Task to carry out -
Return each line of the data below exactly, omitting any pictures.

══ Provided entries ══

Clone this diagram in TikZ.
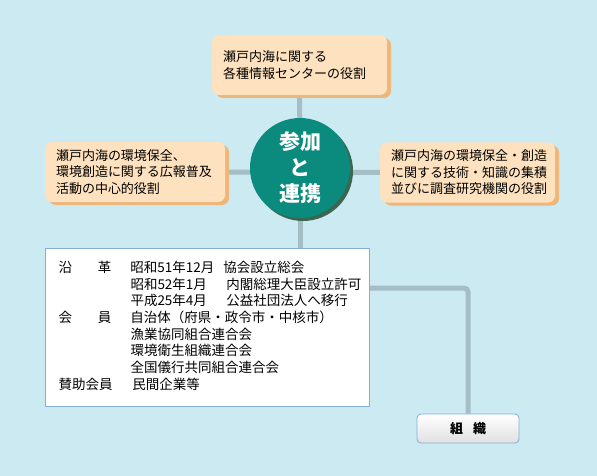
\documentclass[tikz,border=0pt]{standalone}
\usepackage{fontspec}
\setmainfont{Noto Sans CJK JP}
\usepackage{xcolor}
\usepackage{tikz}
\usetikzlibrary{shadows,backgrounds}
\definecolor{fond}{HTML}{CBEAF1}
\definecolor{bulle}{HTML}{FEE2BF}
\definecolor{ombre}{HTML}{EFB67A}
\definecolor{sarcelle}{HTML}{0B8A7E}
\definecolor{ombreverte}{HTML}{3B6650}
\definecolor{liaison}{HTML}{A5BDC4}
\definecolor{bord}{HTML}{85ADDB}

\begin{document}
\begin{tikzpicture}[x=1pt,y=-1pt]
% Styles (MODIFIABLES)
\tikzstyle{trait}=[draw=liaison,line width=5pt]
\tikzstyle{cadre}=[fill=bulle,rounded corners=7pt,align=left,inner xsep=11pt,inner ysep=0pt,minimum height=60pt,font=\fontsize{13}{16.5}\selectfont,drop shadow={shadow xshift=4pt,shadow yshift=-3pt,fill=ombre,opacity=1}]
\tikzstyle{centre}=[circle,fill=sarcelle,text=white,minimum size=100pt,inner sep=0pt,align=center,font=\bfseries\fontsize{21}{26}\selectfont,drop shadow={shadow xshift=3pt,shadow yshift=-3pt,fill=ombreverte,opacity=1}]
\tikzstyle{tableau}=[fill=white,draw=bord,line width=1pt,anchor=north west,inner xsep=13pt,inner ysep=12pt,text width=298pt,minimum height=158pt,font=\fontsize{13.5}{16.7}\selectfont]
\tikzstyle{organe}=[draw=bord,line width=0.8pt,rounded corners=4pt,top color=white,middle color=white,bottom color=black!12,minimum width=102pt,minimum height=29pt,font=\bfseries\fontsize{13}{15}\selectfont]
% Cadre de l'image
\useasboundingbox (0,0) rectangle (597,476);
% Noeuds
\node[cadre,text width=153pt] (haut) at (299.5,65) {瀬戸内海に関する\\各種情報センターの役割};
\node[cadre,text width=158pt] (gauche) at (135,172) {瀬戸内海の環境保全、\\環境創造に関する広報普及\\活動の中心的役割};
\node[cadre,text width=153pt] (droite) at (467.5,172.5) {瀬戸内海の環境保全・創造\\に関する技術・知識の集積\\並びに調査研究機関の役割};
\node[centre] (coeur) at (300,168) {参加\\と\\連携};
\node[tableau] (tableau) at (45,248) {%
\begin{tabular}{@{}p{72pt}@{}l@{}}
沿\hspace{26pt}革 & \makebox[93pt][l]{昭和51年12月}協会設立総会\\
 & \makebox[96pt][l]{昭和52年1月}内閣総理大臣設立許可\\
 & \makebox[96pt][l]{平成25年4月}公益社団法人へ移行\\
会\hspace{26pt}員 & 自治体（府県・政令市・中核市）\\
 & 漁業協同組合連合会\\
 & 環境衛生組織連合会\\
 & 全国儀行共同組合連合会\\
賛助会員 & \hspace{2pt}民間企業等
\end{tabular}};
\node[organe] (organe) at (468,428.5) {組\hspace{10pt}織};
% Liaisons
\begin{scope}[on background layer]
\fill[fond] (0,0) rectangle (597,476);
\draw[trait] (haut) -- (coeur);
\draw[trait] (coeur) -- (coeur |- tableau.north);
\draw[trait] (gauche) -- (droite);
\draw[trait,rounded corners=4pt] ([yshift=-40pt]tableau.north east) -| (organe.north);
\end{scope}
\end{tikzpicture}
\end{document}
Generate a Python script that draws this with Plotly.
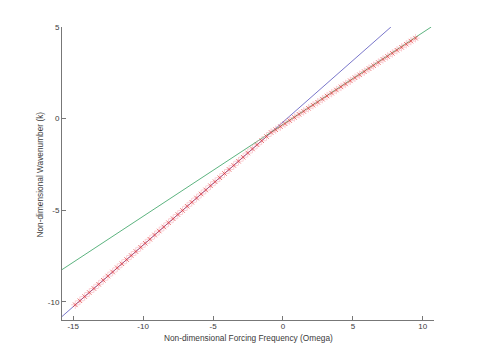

═══

Solution to this exercise -
Clone this diagram in TikZ.
\documentclass[tikz,border=0pt]{standalone}
\usepackage{fontspec}
\setmainfont{Noto Sans CJK JP}
\usepackage{xcolor}
\usepackage{tikz}
\usetikzlibrary{shadows,backgrounds}
\definecolor{fond}{HTML}{CBEAF1}
\definecolor{bulle}{HTML}{FEE2BF}
\definecolor{ombre}{HTML}{EFB67A}
\definecolor{sarcelle}{HTML}{0B8A7E}
\definecolor{ombreverte}{HTML}{3B6650}
\definecolor{liaison}{HTML}{A5BDC4}
\definecolor{bord}{HTML}{85ADDB}

\begin{document}
\begin{tikzpicture}[x=1pt,y=-1pt]
% Styles (MODIFIABLES)
\tikzstyle{trait}=[draw=liaison,line width=5pt]
\tikzstyle{cadre}=[fill=bulle,rounded corners=7pt,align=left,inner xsep=11pt,inner ysep=0pt,minimum height=60pt,font=\fontsize{13}{16.5}\selectfont,drop shadow={shadow xshift=4pt,shadow yshift=-3pt,fill=ombre,opacity=1}]
\tikzstyle{centre}=[circle,fill=sarcelle,text=white,minimum size=100pt,inner sep=0pt,align=center,font=\bfseries\fontsize{21}{26}\selectfont,drop shadow={shadow xshift=3pt,shadow yshift=-3pt,fill=ombreverte,opacity=1}]
\tikzstyle{tableau}=[fill=white,draw=bord,line width=1pt,anchor=north west,inner xsep=13pt,inner ysep=12pt,text width=298pt,minimum height=158pt,font=\fontsize{13.5}{16.7}\selectfont]
\tikzstyle{organe}=[draw=bord,line width=0.8pt,rounded corners=4pt,top color=white,middle color=white,bottom color=black!12,minimum width=102pt,minimum height=29pt,font=\bfseries\fontsize{13}{15}\selectfont]
% Cadre de l'image
\useasboundingbox (0,0) rectangle (597,476);
% Noeuds
\node[cadre,text width=153pt] (haut) at (299.5,65) {瀬戸内海に関する\\各種情報センターの役割};
\node[cadre,text width=158pt] (gauche) at (135,172) {瀬戸内海の環境保全、\\環境創造に関する広報普及\\活動の中心的役割};
\node[cadre,text width=153pt] (droite) at (467.5,172.5) {瀬戸内海の環境保全・創造\\に関する技術・知識の集積\\並びに調査研究機関の役割};
\node[centre] (coeur) at (300,168) {参加\\と\\連携};
\node[tableau] (tableau) at (45,248) {%
\begin{tabular}{@{}p{72pt}@{}l@{}}
沿\hspace{26pt}革 & \makebox[93pt][l]{昭和51年12月}協会設立総会\\
 & \makebox[96pt][l]{昭和52年1月}内閣総理大臣設立許可\\
 & \makebox[96pt][l]{平成25年4月}公益社団法人へ移行\\
会\hspace{26pt}員 & 自治体（府県・政令市・中核市）\\
 & 漁業協同組合連合会\\
 & 環境衛生組織連合会\\
 & 全国儀行共同組合連合会\\
賛助会員 & \hspace{2pt}民間企業等
\end{tabular}};
\node[organe] (organe) at (468,428.5) {組\hspace{10pt}織};
% Liaisons
\begin{scope}[on background layer]
\fill[fond] (0,0) rectangle (597,476);
\draw[trait] (haut) -- (coeur);
\draw[trait] (coeur) -- (coeur |- tableau.north);
\draw[trait] (gauche) -- (droite);
\draw[trait,rounded corners=4pt] ([yshift=-40pt]tableau.north east) -| (organe.north);
\end{scope}
\end{tikzpicture}
\end{document}
Generate a Python script that draws this with Plotly.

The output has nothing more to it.